_Task requirements_
Write out all of the lines below, exactly and completely.

_Stored data_
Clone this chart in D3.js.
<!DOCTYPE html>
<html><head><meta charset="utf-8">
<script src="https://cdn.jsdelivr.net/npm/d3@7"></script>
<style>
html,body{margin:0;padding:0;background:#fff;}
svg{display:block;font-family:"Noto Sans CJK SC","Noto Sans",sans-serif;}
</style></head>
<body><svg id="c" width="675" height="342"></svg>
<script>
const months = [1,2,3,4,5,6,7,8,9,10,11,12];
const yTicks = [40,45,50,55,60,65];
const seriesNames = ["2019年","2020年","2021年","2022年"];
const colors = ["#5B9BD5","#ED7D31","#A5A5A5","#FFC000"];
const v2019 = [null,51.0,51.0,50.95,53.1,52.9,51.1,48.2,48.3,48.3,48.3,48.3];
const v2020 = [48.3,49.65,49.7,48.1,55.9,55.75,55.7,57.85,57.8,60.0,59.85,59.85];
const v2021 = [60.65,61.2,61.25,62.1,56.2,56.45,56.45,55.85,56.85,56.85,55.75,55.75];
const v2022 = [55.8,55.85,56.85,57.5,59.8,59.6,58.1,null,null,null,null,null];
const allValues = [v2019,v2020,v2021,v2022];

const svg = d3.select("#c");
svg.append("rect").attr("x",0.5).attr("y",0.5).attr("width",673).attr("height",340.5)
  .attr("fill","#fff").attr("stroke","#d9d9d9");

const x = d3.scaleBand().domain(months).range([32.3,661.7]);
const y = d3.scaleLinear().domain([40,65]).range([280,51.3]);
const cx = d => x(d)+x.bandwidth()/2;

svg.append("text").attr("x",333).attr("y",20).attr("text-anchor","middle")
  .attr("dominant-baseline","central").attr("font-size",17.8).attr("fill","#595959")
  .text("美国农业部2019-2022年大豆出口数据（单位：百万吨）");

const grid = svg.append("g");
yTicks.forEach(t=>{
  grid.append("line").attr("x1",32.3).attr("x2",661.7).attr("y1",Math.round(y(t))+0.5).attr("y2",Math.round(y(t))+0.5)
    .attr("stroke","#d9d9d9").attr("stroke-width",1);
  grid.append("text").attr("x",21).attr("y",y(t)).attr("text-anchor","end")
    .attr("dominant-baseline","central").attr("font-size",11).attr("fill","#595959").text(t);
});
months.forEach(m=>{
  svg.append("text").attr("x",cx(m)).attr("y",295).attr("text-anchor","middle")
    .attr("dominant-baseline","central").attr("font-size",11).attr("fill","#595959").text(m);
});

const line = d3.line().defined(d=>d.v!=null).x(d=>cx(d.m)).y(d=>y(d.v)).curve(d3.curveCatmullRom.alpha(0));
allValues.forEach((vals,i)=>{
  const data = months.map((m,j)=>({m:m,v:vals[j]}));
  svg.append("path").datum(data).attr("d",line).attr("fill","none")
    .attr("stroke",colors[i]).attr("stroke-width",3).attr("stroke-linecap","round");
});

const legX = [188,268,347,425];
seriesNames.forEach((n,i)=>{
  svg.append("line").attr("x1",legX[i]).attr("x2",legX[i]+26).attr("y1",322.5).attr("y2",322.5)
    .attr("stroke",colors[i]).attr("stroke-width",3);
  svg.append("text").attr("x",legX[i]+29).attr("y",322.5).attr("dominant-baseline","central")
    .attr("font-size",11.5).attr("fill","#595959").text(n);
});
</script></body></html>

_Written answer_
Clone this chart in D3.js.
<!DOCTYPE html>
<html><head><meta charset="utf-8">
<script src="https://cdn.jsdelivr.net/npm/d3@7"></script>
<style>
html,body{margin:0;padding:0;background:#fff;}
svg{display:block;font-family:"Noto Sans CJK SC","Noto Sans",sans-serif;}
</style></head>
<body><svg id="c" width="675" height="342"></svg>
<script>
const months = [1,2,3,4,5,6,7,8,9,10,11,12];
const yTicks = [40,45,50,55,60,65];
const seriesNames = ["2019年","2020年","2021年","2022年"];
const colors = ["#5B9BD5","#ED7D31","#A5A5A5","#FFC000"];
const v2019 = [null,51.0,51.0,50.95,53.1,52.9,51.1,48.2,48.3,48.3,48.3,48.3];
const v2020 = [48.3,49.65,49.7,48.1,55.9,55.75,55.7,57.85,57.8,60.0,59.85,59.85];
const v2021 = [60.65,61.2,61.25,62.1,56.2,56.45,56.45,55.85,56.85,56.85,55.75,55.75];
const v2022 = [55.8,55.85,56.85,57.5,59.8,59.6,58.1,null,null,null,null,null];
const allValues = [v2019,v2020,v2021,v2022];

const svg = d3.select("#c");
svg.append("rect").attr("x",0.5).attr("y",0.5).attr("width",673).attr("height",340.5)
  .attr("fill","#fff").attr("stroke","#d9d9d9");

const x = d3.scaleBand().domain(months).range([32.3,661.7]);
const y = d3.scaleLinear().domain([40,65]).range([280,51.3]);
const cx = d => x(d)+x.bandwidth()/2;

svg.append("text").attr("x",333).attr("y",20).attr("text-anchor","middle")
  .attr("dominant-baseline","central").attr("font-size",17.8).attr("fill","#595959")
  .text("美国农业部2019-2022年大豆出口数据（单位：百万吨）");

const grid = svg.append("g");
yTicks.forEach(t=>{
  grid.append("line").attr("x1",32.3).attr("x2",661.7).attr("y1",Math.round(y(t))+0.5).attr("y2",Math.round(y(t))+0.5)
    .attr("stroke","#d9d9d9").attr("stroke-width",1);
  grid.append("text").attr("x",21).attr("y",y(t)).attr("text-anchor","end")
    .attr("dominant-baseline","central").attr("font-size",11).attr("fill","#595959").text(t);
});
months.forEach(m=>{
  svg.append("text").attr("x",cx(m)).attr("y",295).attr("text-anchor","middle")
    .attr("dominant-baseline","central").attr("font-size",11).attr("fill","#595959").text(m);
});

const line = d3.line().defined(d=>d.v!=null).x(d=>cx(d.m)).y(d=>y(d.v)).curve(d3.curveCatmullRom.alpha(0));
allValues.forEach((vals,i)=>{
  const data = months.map((m,j)=>({m:m,v:vals[j]}));
  svg.append("path").datum(data).attr("d",line).attr("fill","none")
    .attr("stroke",colors[i]).attr("stroke-width",3).attr("stroke-linecap","round");
});

const legX = [188,268,347,425];
seriesNames.forEach((n,i)=>{
  svg.append("line").attr("x1",legX[i]).attr("x2",legX[i]+26).attr("y1",322.5).attr("y2",322.5)
    .attr("stroke",colors[i]).attr("stroke-width",3);
  svg.append("text").attr("x",legX[i]+29).attr("y",322.5).attr("dominant-baseline","central")
    .attr("font-size",11.5).attr("fill","#595959").text(n);
});
</script></body></html>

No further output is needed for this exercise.